Focus on Latino College Completion
College Board President Gaston Caperton, left, and former Gov. Jeb Bush recently spoke at Miami Dade College during the College Board event.
Setting the national bar as the institution that awards more degrees to minorities than any other in the United States, Miami Dade College recently hosted a roundtable bringing together higher education leaders from throughout the nation to shed light on U.S. college completion rates among Latino students.
MDC’s excellent graduation track record made it the ideal setting for the College Board Advocacy & Policy Center to announce recent findings that the Latino college completion rate stands at just 19.2 percent – well below the national average of 41.1 percent.
“College completion is a national imperative that is the key to improving the U.S. economy,” said MDC President Dr. Eduardo J. Padrón. “Each additional person with a college credential has a significant multiplier effect on the economy.
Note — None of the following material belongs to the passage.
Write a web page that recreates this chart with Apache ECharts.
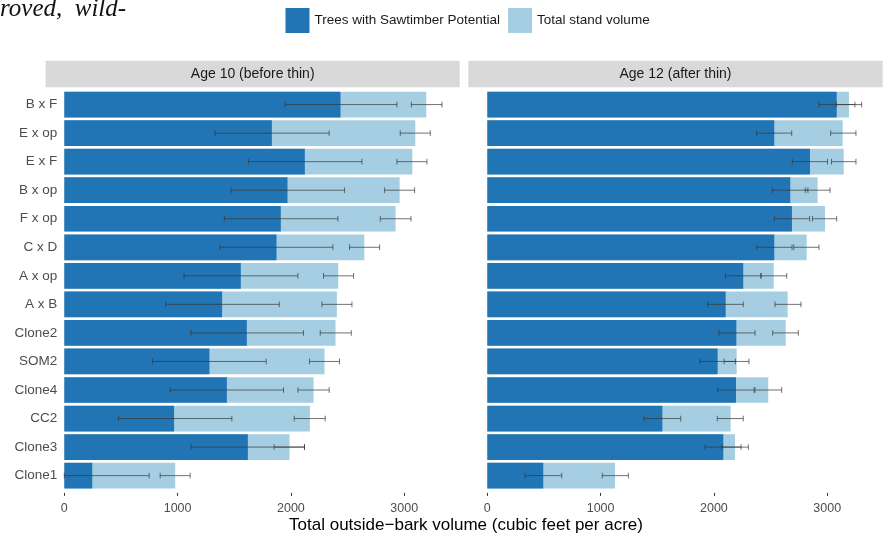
<!DOCTYPE html>
<html>
<head>
<meta charset="utf-8">
<script src="https://cdn.jsdelivr.net/npm/echarts@6/dist/echarts.min.js"></script>
<style>
  html, body { margin: 0; padding: 0; background: #fff; }
  #chart { width: 885px; height: 535px; }
</style>
</head>
<body>
<div id="chart"></div>
<script>
// Families, top to bottom
const categories = ['B x F', 'E x op', 'E x F', 'B x op', 'F x op', 'C x D', 'A x op', 'A x B',
  'Clone2', 'SOM2', 'Clone4', 'CC2', 'Clone3', 'Clone1'];

// Age 10 (before thin): sawtimber-potential volume with interval
const saw10 = [2438, 1832, 2123, 1970, 1911, 1873, 1558, 1393, 1611, 1281, 1435, 969, 1620, 247];
const saw10Low = [1950, 1331, 1625, 1472, 1413, 1375, 1057, 896, 1117, 778, 934, 477, 1119, 0];
const saw10High = [2936, 2338, 2627, 2474, 2415, 2371, 2062, 1897, 2111, 1782, 1935, 1479, 2120, 749];
// Age 10 total stand volume with interval
const total10 = [3195, 3098, 3072, 2960, 2924, 2648, 2418, 2406, 2394, 2297, 2200, 2168, 1988, 979];
const total10Low = [3063, 2965, 2936, 2827, 2789, 2518, 2288, 2274, 2259, 2164, 2062, 2029, 1852, 846];
const total10High = [3334, 3230, 3201, 3092, 3060, 2783, 2553, 2539, 2533, 2429, 2338, 2303, 2120, 1111];

// Age 12 (after thin)
const saw12 = [3084, 2533, 2848, 2674, 2689, 2533, 2259, 2104, 2198, 2033, 2195, 1545, 2083, 494];
const saw12Low = [2928, 2378, 2692, 2516, 2533, 2378, 2102, 1945, 2045, 1877, 2033, 1383, 1921, 333];
const saw12High = [3245, 2687, 3003, 2830, 2845, 2690, 2416, 2259, 2363, 2190, 2355, 1707, 2240, 657];
const total12 = [3192, 3137, 3146, 2916, 2981, 2819, 2528, 2651, 2634, 2201, 2480, 2148, 2186, 1127];
const total12Low = [3080, 3031, 3038, 2806, 2870, 2705, 2415, 2539, 2519, 2091, 2362, 2030, 2070, 1015];
const total12High = [3304, 3254, 3254, 3025, 3084, 2928, 2643, 2769, 2745, 2310, 2598, 2259, 2304, 1245];

const xTicks = [0, 1000, 2000, 3000];
const panelTitles = ['Age 10 (before thin)', 'Age 12 (after thin)'];
const sawName = 'Trees with Sawtimber Potential';
const totalName = 'Total stand volume';

const DARK = '#2175b4';
const LIGHT = '#a6cee3';
const ERR = 'rgba(55,55,55,0.7)';
const FONT = 'Liberation Sans, Arial, sans-serif';

// Panel geometry
const panels = [
  { left: 64.3, stripLeft: 45.7 },
  { left: 487.3, stripLeft: 468.3 }
];
const plotWidth = 395.4;
const plotTop = 90.3;
const plotHeight = 399.6;
const xMax = 3490;

function pairs(lo, hi) {
  return lo.map((v, i) => [v, hi[i], i]);
}

function errorBars(params, api) {
  const lo = api.coord([api.value(0), api.value(2)]);
  const hi = api.coord([api.value(1), api.value(2)]);
  const cap = api.size([0, 1])[1] * 0.2 / 2;
  const style = { stroke: ERR, lineWidth: 1, fill: null };
  return {
    type: 'group',
    children: [
      { type: 'line', shape: { x1: lo[0], y1: lo[1], x2: hi[0], y2: hi[1] }, style },
      { type: 'line', shape: { x1: lo[0], y1: lo[1] - cap, x2: lo[0], y2: lo[1] + cap }, style },
      { type: 'line', shape: { x1: hi[0], y1: hi[1] - cap, x2: hi[0], y2: hi[1] + cap }, style }
    ]
  };
}

const panelData = [
  { saw: saw10, sawLo: saw10Low, sawHi: saw10High, tot: total10, totLo: total10Low, totHi: total10High },
  { saw: saw12, sawLo: saw12Low, sawHi: saw12High, tot: total12, totLo: total12Low, totHi: total12High }
];

const grid = [], xAxis = [], yAxis = [], series = [];
const graphic = [
  {
    type: 'text',
    style: { text: 'roved,  wild-', x: 0, y: -3, font: 'italic 25px "Liberation Serif", "DejaVu Serif", serif', fill: '#111' }
  },
  {
    type: 'text',
    style: {
      text: 'Total outside\u2212bark volume (cubic feet per acre)',
      x: 466, y: 525, align: 'center', verticalAlign: 'middle',
      font: '17px ' + FONT, fill: '#000'
    }
  }
];

panels.forEach((p, k) => {
  grid.push({ left: p.left, top: plotTop, width: plotWidth, height: plotHeight, containLabel: false });
  xAxis.push({
    type: 'value', gridIndex: k, min: 0, max: xMax, offset: 3,
    axisLine: { show: false },
    splitLine: { show: false },
    axisTick: { show: true, customValues: xTicks, length: 3, lineStyle: { color: '#333', width: 1 } },
    axisLabel: {
      customValues: xTicks, fontSize: 12.5, color: '#4d4d4d', fontFamily: FONT, margin: 9,
      formatter: (v) => String(v)
    }
  });
  yAxis.push({
    type: 'category', gridIndex: k, data: categories, inverse: true,
    axisLine: { show: false }, axisTick: { show: false }, splitLine: { show: false },
    axisLabel: { show: k === 0, fontSize: 13.5, color: '#4d4d4d', fontFamily: FONT, margin: 7 }
  });
  const d = panelData[k];
  series.push({
    name: totalName, type: 'bar', xAxisIndex: k, yAxisIndex: k, data: d.tot,
    barWidth: '90%', itemStyle: { color: LIGHT }, z: 1
  });
  series.push({
    name: sawName, type: 'bar', xAxisIndex: k, yAxisIndex: k, data: d.saw,
    barWidth: '90%', barGap: '-100%', itemStyle: { color: DARK }, z: 2
  });
  series.push({
    type: 'custom', xAxisIndex: k, yAxisIndex: k, data: pairs(d.sawLo, d.sawHi),
    renderItem: errorBars, encode: { x: [0, 1], y: 2 }, z: 5, silent: true
  });
  series.push({
    type: 'custom', xAxisIndex: k, yAxisIndex: k, data: pairs(d.totLo, d.totHi),
    renderItem: errorBars, encode: { x: [0, 1], y: 2 }, z: 5, silent: true
  });
  // facet strip
  graphic.push({
    type: 'rect', z: -1,
    shape: { x: p.stripLeft, y: 60.7, width: p.left + plotWidth - p.stripLeft, height: 26.6 },
    style: { fill: '#d9d9d9' }
  });
  graphic.push({
    type: 'text', z: 0,
    style: {
      text: panelTitles[k], x: (p.stripLeft + p.left + plotWidth) / 2, y: 74,
      align: 'center', verticalAlign: 'middle', font: '14px ' + FONT, fill: '#1a1a1a'
    }
  });
});

const chart = echarts.init(document.getElementById('chart'), null, { renderer: 'canvas' });
chart.setOption({
  animation: false,
  backgroundColor: '#fff',
  legend: {
    data: [
      { name: sawName, itemStyle: { color: DARK } },
      { name: totalName, itemStyle: { color: LIGHT } }
    ],
    left: 285.5, top: 8, padding: 0, icon: 'rect', itemWidth: 24, itemHeight: 25, itemGap: 8,
    textStyle: { fontSize: 13.5, color: '#1a1a1a', fontFamily: FONT },
    selectedMode: false
  },
  grid, xAxis, yAxis, series, graphic
});
</script>
</body>
</html>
At Miami Dade College, we are proactively finding innovative ways to improve these national averages.”
State and national higher education leaders on the roundtable emphasized the importance of improving college completion rates among Hispanic students and called for the formulation of effective policies to redress the troubling statistics.
Roundtable speakers included former Florida Gov. Jeb Bush, chairman of the Foundation for Excellence in Education; Frank Brogan, chancellor of the State University System of Florida; Alberto Carvalho, superintendent of Miami-Dade County Public Schools; Florida State Sen. Anitere Flores; and Florida State Rep. Erik Fresen.
“This report is a call to action,” said College Board President and former West Virginia Gov. Gaston Caperton. “Our nation will not become
No. 1 again in college completion unless we commit ourselves to giving these students the support they need to achieve their full potential.”